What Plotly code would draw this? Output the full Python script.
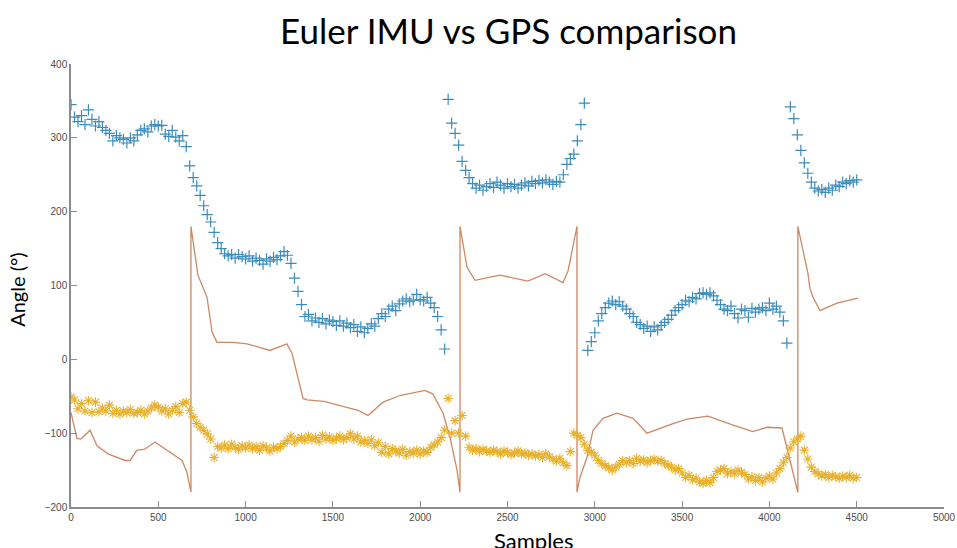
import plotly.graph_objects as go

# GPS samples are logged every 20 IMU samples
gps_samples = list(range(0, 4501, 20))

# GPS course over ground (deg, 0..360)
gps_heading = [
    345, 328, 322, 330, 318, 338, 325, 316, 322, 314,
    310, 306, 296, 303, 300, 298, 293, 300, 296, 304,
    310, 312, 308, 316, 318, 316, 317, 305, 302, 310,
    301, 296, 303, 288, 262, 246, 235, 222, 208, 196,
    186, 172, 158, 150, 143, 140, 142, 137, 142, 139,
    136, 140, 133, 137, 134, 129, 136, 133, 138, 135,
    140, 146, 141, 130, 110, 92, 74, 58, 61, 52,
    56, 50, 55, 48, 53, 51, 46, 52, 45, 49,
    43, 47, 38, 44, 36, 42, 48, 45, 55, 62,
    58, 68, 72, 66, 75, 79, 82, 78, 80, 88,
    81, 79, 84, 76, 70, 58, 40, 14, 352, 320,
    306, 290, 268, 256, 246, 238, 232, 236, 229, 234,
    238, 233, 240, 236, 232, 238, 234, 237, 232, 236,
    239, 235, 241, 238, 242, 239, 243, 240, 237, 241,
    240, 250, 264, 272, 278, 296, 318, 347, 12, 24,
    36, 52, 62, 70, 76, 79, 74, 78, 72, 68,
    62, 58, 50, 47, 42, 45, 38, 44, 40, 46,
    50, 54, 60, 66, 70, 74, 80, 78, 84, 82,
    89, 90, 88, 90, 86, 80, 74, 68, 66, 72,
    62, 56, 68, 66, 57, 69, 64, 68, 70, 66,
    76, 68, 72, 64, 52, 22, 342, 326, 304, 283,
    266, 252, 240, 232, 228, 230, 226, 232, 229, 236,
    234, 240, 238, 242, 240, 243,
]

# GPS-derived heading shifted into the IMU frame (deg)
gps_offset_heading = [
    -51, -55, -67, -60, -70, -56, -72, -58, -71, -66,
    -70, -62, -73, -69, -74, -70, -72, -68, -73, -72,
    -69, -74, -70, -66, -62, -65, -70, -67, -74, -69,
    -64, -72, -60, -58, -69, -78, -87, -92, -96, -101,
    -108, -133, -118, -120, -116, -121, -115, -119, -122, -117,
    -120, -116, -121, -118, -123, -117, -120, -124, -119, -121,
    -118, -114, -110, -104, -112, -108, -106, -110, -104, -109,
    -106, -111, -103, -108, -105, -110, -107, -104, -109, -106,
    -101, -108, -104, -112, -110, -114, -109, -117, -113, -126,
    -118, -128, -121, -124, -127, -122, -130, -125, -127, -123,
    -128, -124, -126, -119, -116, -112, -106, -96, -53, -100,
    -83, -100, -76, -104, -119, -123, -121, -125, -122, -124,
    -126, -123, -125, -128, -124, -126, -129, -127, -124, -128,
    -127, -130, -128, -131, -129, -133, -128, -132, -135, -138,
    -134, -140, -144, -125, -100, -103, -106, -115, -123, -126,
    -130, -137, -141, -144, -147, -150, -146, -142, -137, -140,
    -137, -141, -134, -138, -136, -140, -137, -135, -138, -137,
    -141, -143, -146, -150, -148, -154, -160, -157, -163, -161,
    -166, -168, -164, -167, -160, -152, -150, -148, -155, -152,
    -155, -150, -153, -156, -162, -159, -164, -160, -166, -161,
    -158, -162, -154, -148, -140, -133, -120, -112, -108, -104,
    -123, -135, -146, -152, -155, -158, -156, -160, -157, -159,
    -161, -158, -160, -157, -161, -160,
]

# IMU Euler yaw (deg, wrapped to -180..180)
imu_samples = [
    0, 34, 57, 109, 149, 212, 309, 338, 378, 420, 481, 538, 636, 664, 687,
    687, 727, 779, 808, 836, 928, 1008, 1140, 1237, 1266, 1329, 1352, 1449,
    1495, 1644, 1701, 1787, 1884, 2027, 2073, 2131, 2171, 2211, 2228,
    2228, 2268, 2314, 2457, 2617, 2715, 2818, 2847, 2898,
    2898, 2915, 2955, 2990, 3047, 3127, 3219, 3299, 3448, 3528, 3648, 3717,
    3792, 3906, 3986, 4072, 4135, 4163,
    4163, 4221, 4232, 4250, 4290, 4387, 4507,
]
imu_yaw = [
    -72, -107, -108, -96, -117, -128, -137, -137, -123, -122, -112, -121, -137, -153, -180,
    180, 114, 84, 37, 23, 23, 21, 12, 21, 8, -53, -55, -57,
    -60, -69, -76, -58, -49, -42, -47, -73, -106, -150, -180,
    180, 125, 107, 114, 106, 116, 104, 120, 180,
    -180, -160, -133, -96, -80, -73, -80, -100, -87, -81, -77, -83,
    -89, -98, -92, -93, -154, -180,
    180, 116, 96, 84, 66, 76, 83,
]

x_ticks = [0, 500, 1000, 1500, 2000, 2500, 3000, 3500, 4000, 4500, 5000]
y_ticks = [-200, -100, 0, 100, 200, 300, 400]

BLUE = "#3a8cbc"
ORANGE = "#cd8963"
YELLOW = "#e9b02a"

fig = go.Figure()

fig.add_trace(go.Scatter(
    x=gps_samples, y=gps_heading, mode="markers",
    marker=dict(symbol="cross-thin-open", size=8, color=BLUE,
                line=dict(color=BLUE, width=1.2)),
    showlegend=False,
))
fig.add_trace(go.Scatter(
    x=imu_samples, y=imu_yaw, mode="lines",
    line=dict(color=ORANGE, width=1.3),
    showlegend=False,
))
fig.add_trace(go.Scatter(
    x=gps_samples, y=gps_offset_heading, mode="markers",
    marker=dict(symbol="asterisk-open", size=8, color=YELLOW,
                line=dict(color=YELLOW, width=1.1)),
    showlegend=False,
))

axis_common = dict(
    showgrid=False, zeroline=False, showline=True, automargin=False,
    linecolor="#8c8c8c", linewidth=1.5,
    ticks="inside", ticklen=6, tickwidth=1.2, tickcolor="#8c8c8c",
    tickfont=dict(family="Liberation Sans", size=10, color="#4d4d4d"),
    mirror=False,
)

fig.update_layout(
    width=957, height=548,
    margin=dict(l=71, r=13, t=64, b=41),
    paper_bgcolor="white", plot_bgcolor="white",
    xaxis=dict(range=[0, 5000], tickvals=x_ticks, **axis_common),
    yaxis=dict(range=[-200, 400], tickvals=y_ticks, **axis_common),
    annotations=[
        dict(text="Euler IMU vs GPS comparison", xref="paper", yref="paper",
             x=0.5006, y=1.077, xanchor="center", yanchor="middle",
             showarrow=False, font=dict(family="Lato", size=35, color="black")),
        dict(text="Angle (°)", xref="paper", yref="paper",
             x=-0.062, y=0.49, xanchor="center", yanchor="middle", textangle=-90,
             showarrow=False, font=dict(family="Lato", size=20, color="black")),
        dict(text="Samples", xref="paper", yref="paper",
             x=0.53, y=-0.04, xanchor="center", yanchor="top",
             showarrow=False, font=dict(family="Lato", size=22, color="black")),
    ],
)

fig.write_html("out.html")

*What is needed*
Are you able to set down all the lines above exactly, without any pictures?

*Full solution*
What Plotly code would draw this? Output the full Python script.
import plotly.graph_objects as go

# GPS samples are logged every 20 IMU samples
gps_samples = list(range(0, 4501, 20))

# GPS course over ground (deg, 0..360)
gps_heading = [
    345, 328, 322, 330, 318, 338, 325, 316, 322, 314,
    310, 306, 296, 303, 300, 298, 293, 300, 296, 304,
    310, 312, 308, 316, 318, 316, 317, 305, 302, 310,
    301, 296, 303, 288, 262, 246, 235, 222, 208, 196,
    186, 172, 158, 150, 143, 140, 142, 137, 142, 139,
    136, 140, 133, 137, 134, 129, 136, 133, 138, 135,
    140, 146, 141, 130, 110, 92, 74, 58, 61, 52,
    56, 50, 55, 48, 53, 51, 46, 52, 45, 49,
    43, 47, 38, 44, 36, 42, 48, 45, 55, 62,
    58, 68, 72, 66, 75, 79, 82, 78, 80, 88,
    81, 79, 84, 76, 70, 58, 40, 14, 352, 320,
    306, 290, 268, 256, 246, 238, 232, 236, 229, 234,
    238, 233, 240, 236, 232, 238, 234, 237, 232, 236,
    239, 235, 241, 238, 242, 239, 243, 240, 237, 241,
    240, 250, 264, 272, 278, 296, 318, 347, 12, 24,
    36, 52, 62, 70, 76, 79, 74, 78, 72, 68,
    62, 58, 50, 47, 42, 45, 38, 44, 40, 46,
    50, 54, 60, 66, 70, 74, 80, 78, 84, 82,
    89, 90, 88, 90, 86, 80, 74, 68, 66, 72,
    62, 56, 68, 66, 57, 69, 64, 68, 70, 66,
    76, 68, 72, 64, 52, 22, 342, 326, 304, 283,
    266, 252, 240, 232, 228, 230, 226, 232, 229, 236,
    234, 240, 238, 242, 240, 243,
]

# GPS-derived heading shifted into the IMU frame (deg)
gps_offset_heading = [
    -51, -55, -67, -60, -70, -56, -72, -58, -71, -66,
    -70, -62, -73, -69, -74, -70, -72, -68, -73, -72,
    -69, -74, -70, -66, -62, -65, -70, -67, -74, -69,
    -64, -72, -60, -58, -69, -78, -87, -92, -96, -101,
    -108, -133, -118, -120, -116, -121, -115, -119, -122, -117,
    -120, -116, -121, -118, -123, -117, -120, -124, -119, -121,
    -118, -114, -110, -104, -112, -108, -106, -110, -104, -109,
    -106, -111, -103, -108, -105, -110, -107, -104, -109, -106,
    -101, -108, -104, -112, -110, -114, -109, -117, -113, -126,
    -118, -128, -121, -124, -127, -122, -130, -125, -127, -123,
    -128, -124, -126, -119, -116, -112, -106, -96, -53, -100,
    -83, -100, -76, -104, -119, -123, -121, -125, -122, -124,
    -126, -123, -125, -128, -124, -126, -129, -127, -124, -128,
    -127, -130, -128, -131, -129, -133, -128, -132, -135, -138,
    -134, -140, -144, -125, -100, -103, -106, -115, -123, -126,
    -130, -137, -141, -144, -147, -150, -146, -142, -137, -140,
    -137, -141, -134, -138, -136, -140, -137, -135, -138, -137,
    -141, -143, -146, -150, -148, -154, -160, -157, -163, -161,
    -166, -168, -164, -167, -160, -152, -150, -148, -155, -152,
    -155, -150, -153, -156, -162, -159, -164, -160, -166, -161,
    -158, -162, -154, -148, -140, -133, -120, -112, -108, -104,
    -123, -135, -146, -152, -155, -158, -156, -160, -157, -159,
    -161, -158, -160, -157, -161, -160,
]

# IMU Euler yaw (deg, wrapped to -180..180)
imu_samples = [
    0, 34, 57, 109, 149, 212, 309, 338, 378, 420, 481, 538, 636, 664, 687,
    687, 727, 779, 808, 836, 928, 1008, 1140, 1237, 1266, 1329, 1352, 1449,
    1495, 1644, 1701, 1787, 1884, 2027, 2073, 2131, 2171, 2211, 2228,
    2228, 2268, 2314, 2457, 2617, 2715, 2818, 2847, 2898,
    2898, 2915, 2955, 2990, 3047, 3127, 3219, 3299, 3448, 3528, 3648, 3717,
    3792, 3906, 3986, 4072, 4135, 4163,
    4163, 4221, 4232, 4250, 4290, 4387, 4507,
]
imu_yaw = [
    -72, -107, -108, -96, -117, -128, -137, -137, -123, -122, -112, -121, -137, -153, -180,
    180, 114, 84, 37, 23, 23, 21, 12, 21, 8, -53, -55, -57,
    -60, -69, -76, -58, -49, -42, -47, -73, -106, -150, -180,
    180, 125, 107, 114, 106, 116, 104, 120, 180,
    -180, -160, -133, -96, -80, -73, -80, -100, -87, -81, -77, -83,
    -89, -98, -92, -93, -154, -180,
    180, 116, 96, 84, 66, 76, 83,
]

x_ticks = [0, 500, 1000, 1500, 2000, 2500, 3000, 3500, 4000, 4500, 5000]
y_ticks = [-200, -100, 0, 100, 200, 300, 400]

BLUE = "#3a8cbc"
ORANGE = "#cd8963"
YELLOW = "#e9b02a"

fig = go.Figure()

fig.add_trace(go.Scatter(
    x=gps_samples, y=gps_heading, mode="markers",
    marker=dict(symbol="cross-thin-open", size=8, color=BLUE,
                line=dict(color=BLUE, width=1.2)),
    showlegend=False,
))
fig.add_trace(go.Scatter(
    x=imu_samples, y=imu_yaw, mode="lines",
    line=dict(color=ORANGE, width=1.3),
    showlegend=False,
))
fig.add_trace(go.Scatter(
    x=gps_samples, y=gps_offset_heading, mode="markers",
    marker=dict(symbol="asterisk-open", size=8, color=YELLOW,
                line=dict(color=YELLOW, width=1.1)),
    showlegend=False,
))

axis_common = dict(
    showgrid=False, zeroline=False, showline=True, automargin=False,
    linecolor="#8c8c8c", linewidth=1.5,
    ticks="inside", ticklen=6, tickwidth=1.2, tickcolor="#8c8c8c",
    tickfont=dict(family="Liberation Sans", size=10, color="#4d4d4d"),
    mirror=False,
)

fig.update_layout(
    width=957, height=548,
    margin=dict(l=71, r=13, t=64, b=41),
    paper_bgcolor="white", plot_bgcolor="white",
    xaxis=dict(range=[0, 5000], tickvals=x_ticks, **axis_common),
    yaxis=dict(range=[-200, 400], tickvals=y_ticks, **axis_common),
    annotations=[
        dict(text="Euler IMU vs GPS comparison", xref="paper", yref="paper",
             x=0.5006, y=1.077, xanchor="center", yanchor="middle",
             showarrow=False, font=dict(family="Lato", size=35, color="black")),
        dict(text="Angle (°)", xref="paper", yref="paper",
             x=-0.062, y=0.49, xanchor="center", yanchor="middle", textangle=-90,
             showarrow=False, font=dict(family="Lato", size=20, color="black")),
        dict(text="Samples", xref="paper", yref="paper",
             x=0.53, y=-0.04, xanchor="center", yanchor="top",
             showarrow=False, font=dict(family="Lato", size=22, color="black")),
    ],
)

fig.write_html("out.html")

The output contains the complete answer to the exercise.